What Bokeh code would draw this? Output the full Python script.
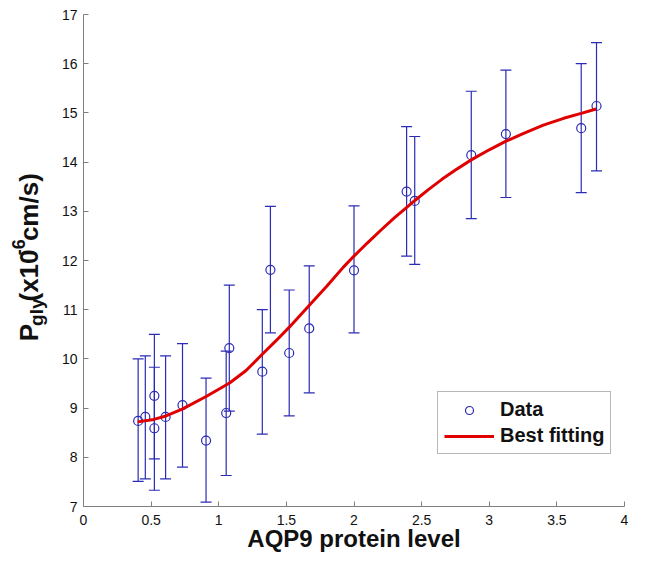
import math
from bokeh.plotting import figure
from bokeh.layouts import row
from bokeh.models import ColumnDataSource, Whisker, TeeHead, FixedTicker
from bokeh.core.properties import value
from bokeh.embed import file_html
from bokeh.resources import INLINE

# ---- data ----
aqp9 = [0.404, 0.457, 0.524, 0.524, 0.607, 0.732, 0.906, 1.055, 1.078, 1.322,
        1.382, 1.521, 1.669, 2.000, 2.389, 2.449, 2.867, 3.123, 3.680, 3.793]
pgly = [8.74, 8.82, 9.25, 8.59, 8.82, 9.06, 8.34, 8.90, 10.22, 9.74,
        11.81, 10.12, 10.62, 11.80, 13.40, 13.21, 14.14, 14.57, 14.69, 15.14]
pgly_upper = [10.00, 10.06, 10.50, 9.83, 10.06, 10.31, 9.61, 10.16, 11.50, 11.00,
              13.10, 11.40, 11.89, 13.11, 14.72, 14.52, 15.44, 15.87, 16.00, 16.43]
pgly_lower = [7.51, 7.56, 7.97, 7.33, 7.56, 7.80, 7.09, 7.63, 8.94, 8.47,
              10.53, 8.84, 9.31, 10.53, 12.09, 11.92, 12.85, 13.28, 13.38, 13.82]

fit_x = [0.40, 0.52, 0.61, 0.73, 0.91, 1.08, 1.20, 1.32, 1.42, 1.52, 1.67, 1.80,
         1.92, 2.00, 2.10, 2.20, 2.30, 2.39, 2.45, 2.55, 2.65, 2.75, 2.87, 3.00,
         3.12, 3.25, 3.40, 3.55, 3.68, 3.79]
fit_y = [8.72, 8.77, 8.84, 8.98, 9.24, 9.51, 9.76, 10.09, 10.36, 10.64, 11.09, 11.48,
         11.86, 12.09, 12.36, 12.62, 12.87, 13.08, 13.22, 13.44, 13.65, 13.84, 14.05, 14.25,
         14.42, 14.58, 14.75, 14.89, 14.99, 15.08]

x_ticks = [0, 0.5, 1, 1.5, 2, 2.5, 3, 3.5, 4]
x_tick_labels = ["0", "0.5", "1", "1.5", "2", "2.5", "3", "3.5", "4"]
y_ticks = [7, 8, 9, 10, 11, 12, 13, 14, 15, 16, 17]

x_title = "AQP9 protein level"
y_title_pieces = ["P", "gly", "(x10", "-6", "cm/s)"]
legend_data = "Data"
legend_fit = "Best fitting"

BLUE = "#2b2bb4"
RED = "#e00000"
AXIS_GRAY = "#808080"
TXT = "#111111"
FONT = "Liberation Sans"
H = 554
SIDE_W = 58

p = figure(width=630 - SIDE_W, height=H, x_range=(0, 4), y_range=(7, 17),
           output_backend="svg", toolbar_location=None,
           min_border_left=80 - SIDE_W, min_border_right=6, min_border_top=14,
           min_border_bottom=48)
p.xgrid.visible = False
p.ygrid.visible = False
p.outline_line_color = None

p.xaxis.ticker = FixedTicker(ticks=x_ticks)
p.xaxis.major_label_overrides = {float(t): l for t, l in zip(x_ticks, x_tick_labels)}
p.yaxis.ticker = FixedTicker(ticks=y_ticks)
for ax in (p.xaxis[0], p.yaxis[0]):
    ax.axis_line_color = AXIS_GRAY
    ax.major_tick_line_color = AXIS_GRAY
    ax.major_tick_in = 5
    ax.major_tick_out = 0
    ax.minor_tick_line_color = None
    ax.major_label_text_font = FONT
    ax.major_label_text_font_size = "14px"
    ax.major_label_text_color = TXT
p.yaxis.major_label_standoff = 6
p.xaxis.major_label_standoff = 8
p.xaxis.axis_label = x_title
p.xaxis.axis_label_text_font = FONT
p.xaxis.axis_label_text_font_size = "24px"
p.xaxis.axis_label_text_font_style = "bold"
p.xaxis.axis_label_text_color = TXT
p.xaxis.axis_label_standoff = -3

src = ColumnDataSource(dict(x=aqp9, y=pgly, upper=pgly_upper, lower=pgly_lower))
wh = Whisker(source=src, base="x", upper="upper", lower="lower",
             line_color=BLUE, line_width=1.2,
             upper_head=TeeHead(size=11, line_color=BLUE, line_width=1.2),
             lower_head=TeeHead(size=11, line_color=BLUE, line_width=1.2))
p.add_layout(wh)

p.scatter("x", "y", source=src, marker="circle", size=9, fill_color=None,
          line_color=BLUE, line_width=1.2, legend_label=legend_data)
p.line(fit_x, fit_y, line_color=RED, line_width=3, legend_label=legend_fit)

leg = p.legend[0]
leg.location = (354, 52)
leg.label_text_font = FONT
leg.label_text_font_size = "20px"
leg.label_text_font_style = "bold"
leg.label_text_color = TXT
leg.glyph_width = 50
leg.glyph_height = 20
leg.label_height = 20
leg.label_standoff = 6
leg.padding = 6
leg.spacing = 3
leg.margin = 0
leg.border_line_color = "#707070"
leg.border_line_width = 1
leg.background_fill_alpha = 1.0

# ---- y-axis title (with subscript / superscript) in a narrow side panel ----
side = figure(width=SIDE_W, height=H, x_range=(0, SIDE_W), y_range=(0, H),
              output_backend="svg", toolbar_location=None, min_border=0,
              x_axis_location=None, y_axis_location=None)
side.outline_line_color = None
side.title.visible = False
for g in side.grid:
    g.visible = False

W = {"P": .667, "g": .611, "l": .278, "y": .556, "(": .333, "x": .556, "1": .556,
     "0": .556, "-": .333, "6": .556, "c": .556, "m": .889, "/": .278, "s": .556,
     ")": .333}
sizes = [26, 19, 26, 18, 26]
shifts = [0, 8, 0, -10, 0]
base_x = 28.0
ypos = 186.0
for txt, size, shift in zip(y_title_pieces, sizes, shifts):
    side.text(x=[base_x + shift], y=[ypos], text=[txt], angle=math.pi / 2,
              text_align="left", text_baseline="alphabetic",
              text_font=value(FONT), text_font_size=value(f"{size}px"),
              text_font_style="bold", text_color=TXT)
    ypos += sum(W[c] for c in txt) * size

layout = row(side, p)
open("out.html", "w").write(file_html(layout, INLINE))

================

Problem to work on: Set the lines above down again, word for word, from the first through the one containing "from bokeh.resources import INLINE"; pictures excluded.

Complete output:
What Bokeh code would draw this? Output the full Python script.
import math
from bokeh.plotting import figure
from bokeh.layouts import row
from bokeh.models import ColumnDataSource, Whisker, TeeHead, FixedTicker
from bokeh.core.properties import value
from bokeh.embed import file_html
from bokeh.resources import INLINE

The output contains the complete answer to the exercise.